The monetary authorities of both countries are in talks to link their respective instant payment systems to allow citizens to send and receive funds in their local currencies in real time. The EAC Secretariat, which launched a plan to link multiple instant payment systems in the region, mentioned that the pilot is a key move in reducing the cost of cross-border transactions.
EAC’s plan to connect multiple countries
The preparations mark a shift in the EAC’s regional payment system integration mission, creating a single regional instant payment ecosystem that facilitates secure, affordable, and real-time transactions across borders. The eight-member bloc has seven such systems existing in four countries, including Kenya, Uganda, Tanzania, and Rwanda, while the remaining ones rely primarily on private mobile money or banking platforms for digital payments.
Connecting Rwanda’s RSwitch and Tanzania’s TIPS will allow citizens of both countries to send and get funds in real time via bank or mobile money accounts, addressing trade between countries. This will significantly improve trade and commerce, allowing businesses to settle invoices with partners and suppliers more easily, reducing operational friction and delivering new opportunities for growth and market expansion.
At the moment, East Africa’s cross-border payment corridors are one of the most expensive in the world due to the absence of a unified instant payment system. It takes 32% of the transaction amount to send USD 200 from one country to the next using the existing channels, while in other parts of the world, the cost is as low as 1%. Sending money from Tanzania to Rwanda is particularly expensive, with costs reaching 44% of the transaction amount.
By linking the two systems, these costs will fall, extending the reach of formal financial services by making cross-border transactions simpler, much like a domestic transfer. This will support a bigger segment of the population, including small-scale merchants and individual consumers.

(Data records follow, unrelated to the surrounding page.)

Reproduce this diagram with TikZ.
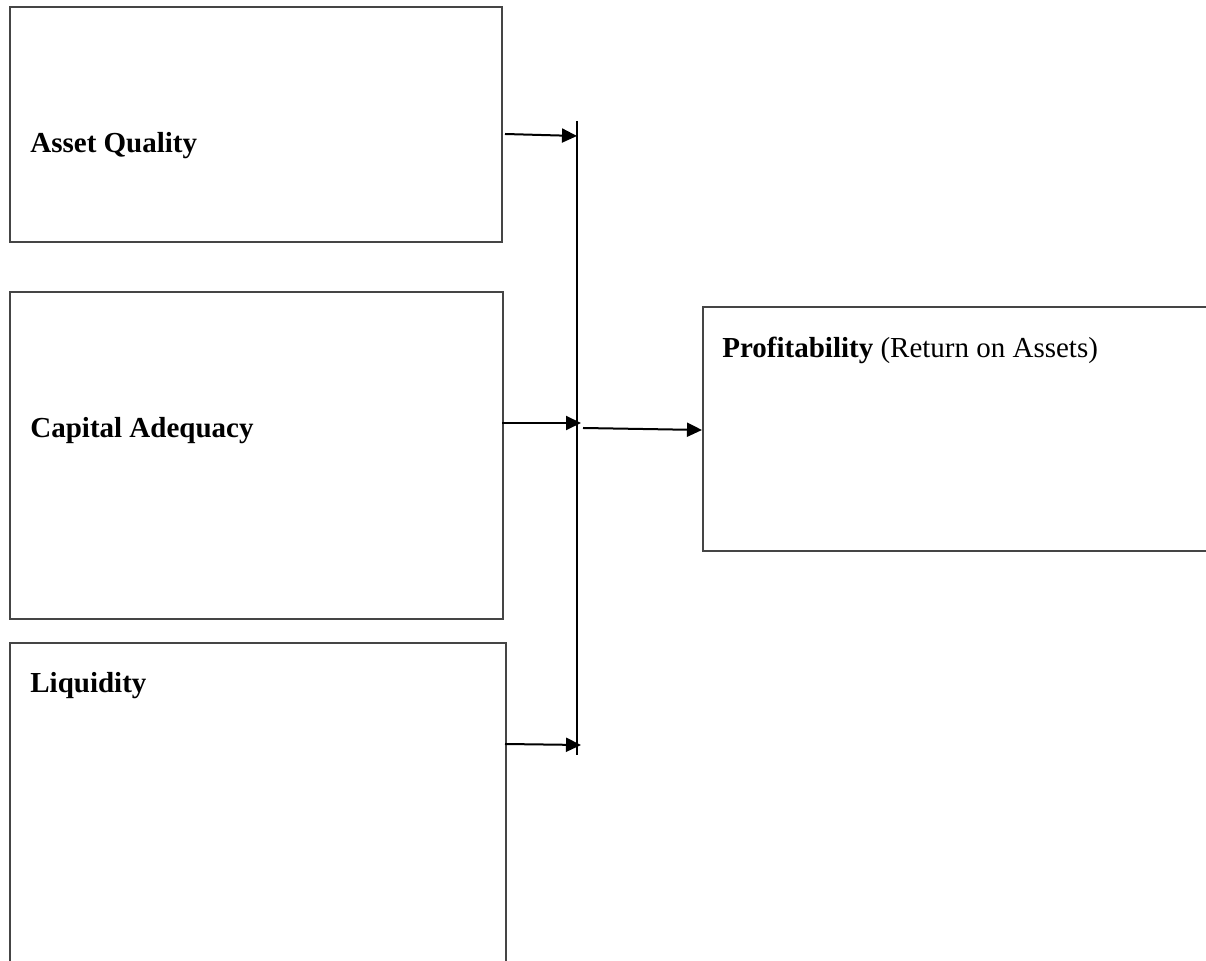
\documentclass[tikz,border=0pt]{standalone}
\usepackage{fontspec}
\setmainfont{Liberation Serif}
\usetikzlibrary{arrows.meta}
\definecolor{boxgray}{HTML}{454545}
\begin{document}
\begin{tikzpicture}[x=0.5pt,y=-0.5pt,
  box/.style={draw=boxgray, line width=1pt, inner sep=0pt, anchor=north west},
  lbl/.style={anchor=base west, inner sep=0pt, font=\fontsize{14.5}{17}\selectfont},
  conn/.style={draw=black, line width=1pt, -{Triangle[length=7.5pt,width=7pt]}},
  busline/.style={draw=black, line width=0.8pt}]
\useasboundingbox (0,0) rectangle (1206,961);
\clip (0,0) rectangle (1206,961);
% boxes
\node[box, minimum width=246pt, minimum height=117.5pt] (aq) at (9,6) {};
\node[box, minimum width=246.5pt, minimum height=163.5pt] (ca) at (9,291) {};
\node[box, minimum width=248pt, minimum height=175pt] (lq) at (9,642) {};
\node[box, minimum width=262pt, minimum height=122pt] (pr) at (702,306) {};
% labels
\node[lbl] (aqt) at (30,153) {\textbf{Asset Quality}};
\node[lbl] (cat) at (30,438) {\textbf{Capital Adequacy}};
\node[lbl] (lqt) at (30,693) {\textbf{Liquidity}};
\node[lbl] (prt) at (722,358) {\textbf{Profitability} (Return on Assets)};
% bus
\coordinate (bustop) at (577,121);
\coordinate (busbot) at (577,755);
\draw[busline] (bustop) -- (busbot);
% connector ends
\coordinate (a1s) at (505,134);
\coordinate (a1e) at (577,136);
\coordinate (a2s) at (502,423);
\coordinate (a2e) at (581,423);
\coordinate (a3s) at (583,428);
\coordinate (a3e) at (702,430);
\coordinate (a4s) at (505,744);
\coordinate (a4e) at (581,745);
\draw[conn] (a1s) -- (a1e);
\draw[conn] (a2s) -- (a2e);
\draw[conn] (a3s) -- (a3e);
\draw[conn] (a4s) -- (a4e);
\end{tikzpicture}
\end{document}
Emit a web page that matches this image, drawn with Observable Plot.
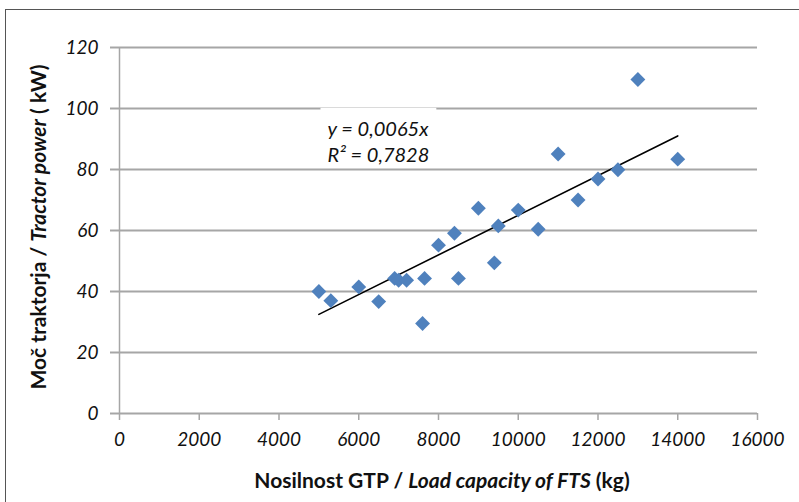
<!DOCTYPE html>
<html>
<head>
<meta charset="utf-8">
<script src="https://cdn.jsdelivr.net/npm/d3@7"></script>
<script src="https://cdn.jsdelivr.net/npm/@observablehq/plot@0.6"></script>
<style>
  html, body { margin: 0; padding: 0; background: #fff; }
  #wrap { position: relative; width: 799px; height: 502px; overflow: hidden; }
  #frame { position: absolute; left: 5px; top: 9px; width: 900px; height: 600px;
           border-left: 1.5px solid #555; border-top: 1.5px solid #555; pointer-events: none; }
  #chart { position: absolute; left: 0; top: 0; }
</style>
</head>
<body>
<div id="wrap"><div id="chart"></div><div id="frame"></div></div>
<script>
// Load capacity of FTS (kg)
const loadKg = [5000, 5300, 6000, 6500, 6900, 7000, 7200, 7600, 7650, 8000, 8400, 8500,
                9000, 9400, 9500, 10000, 10500, 11000, 11500, 12000, 12500, 13000, 14000];
// Tractor power (kW)
const powerKw = [40, 37, 41.5, 36.7, 44.3, 43.7, 43.7, 29.5, 44.3, 55.2, 59.1, 44.3,
                 67.3, 49.4, 61.5, 66.7, 60.4, 85.1, 70, 76.9, 79.9, 109.5, 83.4];
// Linear trendline through origin (y = 0,0065x), drawn over data range
const trendX = [5000, 14000];
const trendY = [32.5, 91];
const xTicks = [0, 2000, 4000, 6000, 8000, 10000, 12000, 14000, 16000];
const yTicks = [0, 20, 40, 60, 80, 100, 120];
const equationLines = ["y = 0,0065x", "R² = 0,7828"];
const xTitleParts = [["Nosilnost GTP / ", "normal"], ["Load capacity of FTS", "italic"], [" (kg)", "normal"]];
const yTitleParts = [["Moč traktorja / ", "normal"], ["Tractor power", "italic"], [" ( kW)", "normal"]];

const points = loadKg.map((x, i) => ({x, y: powerKw[i]}));
const trend = trendX.map((x, i) => ({x, y: trendY[i]}));

const FONT = "Lato, 'Open Sans', sans-serif";
const GRID = "#a6a6a6";
const INK = "#111";

const chart = Plot.plot({
  width: 799,
  height: 502,
  marginLeft: 119,
  marginRight: 42,
  marginTop: 47,
  marginBottom: 89,
  style: {fontFamily: FONT, background: "transparent", color: INK},
  x: {domain: [0, 16000]},
  y: {domain: [0, 120]},
  marks: [
    Plot.gridY(yTicks, {stroke: GRID, strokeOpacity: 1, strokeWidth: 2}),
    Plot.ruleX([0], {stroke: GRID, strokeWidth: 1.5}),
    Plot.axisY(yTicks, {tickSize: 9, tickPadding: 12, stroke: GRID, strokeWidth: 2, strokeOpacity: 1,
      fontSize: 19, fontStyle: "italic", fill: INK, label: null, tickFormat: d => String(d)}),
    Plot.axisX(xTicks, {tickSize: 7, tickPadding: 12, stroke: GRID, strokeWidth: 1.5, strokeOpacity: 1,
      fontSize: 19, fontStyle: "italic", fill: INK, label: null, tickFormat: d => String(d)}),
    Plot.text([equationLines.join("\n")], {frameAnchor: "top-left", dx: 208, dy: 93,
      textAnchor: "start", lineAnchor: "middle", lineHeight: 1.3, fontSize: 20, fontStyle: "italic",
      fill: INK, className: "eq"}),
    Plot.line(trend, {x: "x", y: "y", stroke: "#000", strokeWidth: 1.6}),
    Plot.dot(points, {x: "x", y: "y", symbol: "diamond2", r: 6.7, fill: "#4f81bd", stroke: "none"})
  ]
});

document.getElementById("chart").appendChild(chart);

const svg = d3.select(chart);

// white box behind the equation (in the text's own coordinate frame)
const eq = chart.querySelector(".eq text");
if (eq) {
  const b = eq.getBBox();
  const r = document.createElementNS("http://www.w3.org/2000/svg", "rect");
  r.setAttribute("x", b.x - 7);
  r.setAttribute("y", b.y - 8);
  r.setAttribute("width", b.width + 14);
  r.setAttribute("height", b.height + 6);
  r.setAttribute("fill", "#fff");
  if (eq.getAttribute("transform")) r.setAttribute("transform", eq.getAttribute("transform"));
  eq.parentNode.insertBefore(r, eq);
}

// axis titles with mixed styles
function addTitle(parts, attrs) {
  const t = svg.append("text")
    .attr("font-family", FONT).attr("font-size", 21).attr("font-weight", "bold")
    .attr("fill", INK).attr("text-anchor", "middle");
  for (const [k, v] of Object.entries(attrs)) t.attr(k, v);
  parts.forEach(([s, st]) => t.append("tspan").attr("font-style", st).text(s));
  return t;
}
addTitle(xTitleParts, {x: 442, y: 488});
addTitle(yTitleParts, {transform: "translate(46,227) rotate(-90)"});
</script>
</body>
</html>
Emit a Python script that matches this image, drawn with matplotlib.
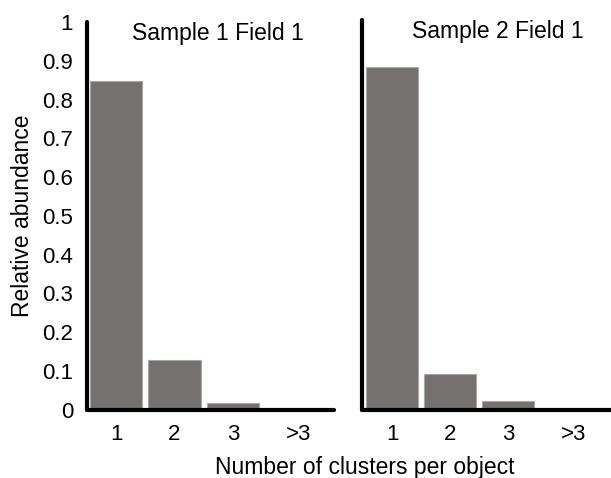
import numpy as np
import matplotlib.pyplot as plt

plt.rcParams['font.family'] = ['Liberation Sans', 'DejaVu Sans']

categories = ['1', '2', '3', '>3']
sample1 = [0.848, 0.128, 0.017, 0.001]
sample2 = [0.880, 0.092, 0.023, 0.001]
titles = ['Sample 1 Field 1', 'Sample 2 Field 1']

bar_col = '#757170'
edge_col = '#a9a7a7'

fig = plt.figure(figsize=(6.11, 4.78), dpi=100)
ax1 = fig.add_axes([0.1424, 0.1428, 0.405, 0.811])
ax2 = fig.add_axes([0.592, 0.142, 0.42, 0.816])

x = np.arange(len(categories))
for ax, vals, ttl, xl in [(ax1, sample1, titles[0], (-0.5, 3.74)),
                          (ax2, sample2, titles[1], (-0.53, 3.9))]:
    ax.bar(x, vals, width=0.9, color=bar_col, edgecolor=edge_col, linewidth=0.8)
    ax.set_xlim(*xl)
    ax.set_ylim(0, 1)
    ax.set_xticks([0, 1, 2, 3.13])
    ax.set_xticklabels(categories)
    ax.tick_params(axis='both', length=0, labelsize=16)
    ax.tick_params(axis='x', pad=10)
    ax.tick_params(axis='y', pad=10)
    for s in ['top', 'right']:
        ax.spines[s].set_visible(False)
    for s in ['left', 'bottom']:
        ax.spines[s].set_linewidth(3.0)
        ax.spines[s].set_capstyle('round')
    ax.text(0.53, 1.0, ttl, transform=ax.transAxes,
            ha='center', va='top', fontsize=16.5)

ax1.set_yticks(np.arange(0, 1.01, 0.1))
ax1.set_yticklabels(['0', '0.1', '0.2', '0.3', '0.4', '0.5', '0.6', '0.7', '0.8', '0.9', '1'])
ax2.set_yticks([])
ax1.set_ylabel('Relative abundance', fontsize=16.5, labelpad=6)

fig.text(0.597, 0.045, 'Number of clusters per object', ha='center', va='top', fontsize=16.5)

fig.savefig('out.png', dpi=100)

To ensure the full rollout of the regional payment system, the EAC also works to harmonise regulations, strengthen underlying infrastructure, and create technical expertise on payments across all eight member states. Additionally, the bloc’s single currency plans have been delayed and are now expected to launch in 2033. At the same time, East African Payments and Settlement System (EAPS), which launched in 2013 to enable high-volume transactions between banks and corporations, recorded a 40% increase in transaction volumes, hitting USD 2 billion.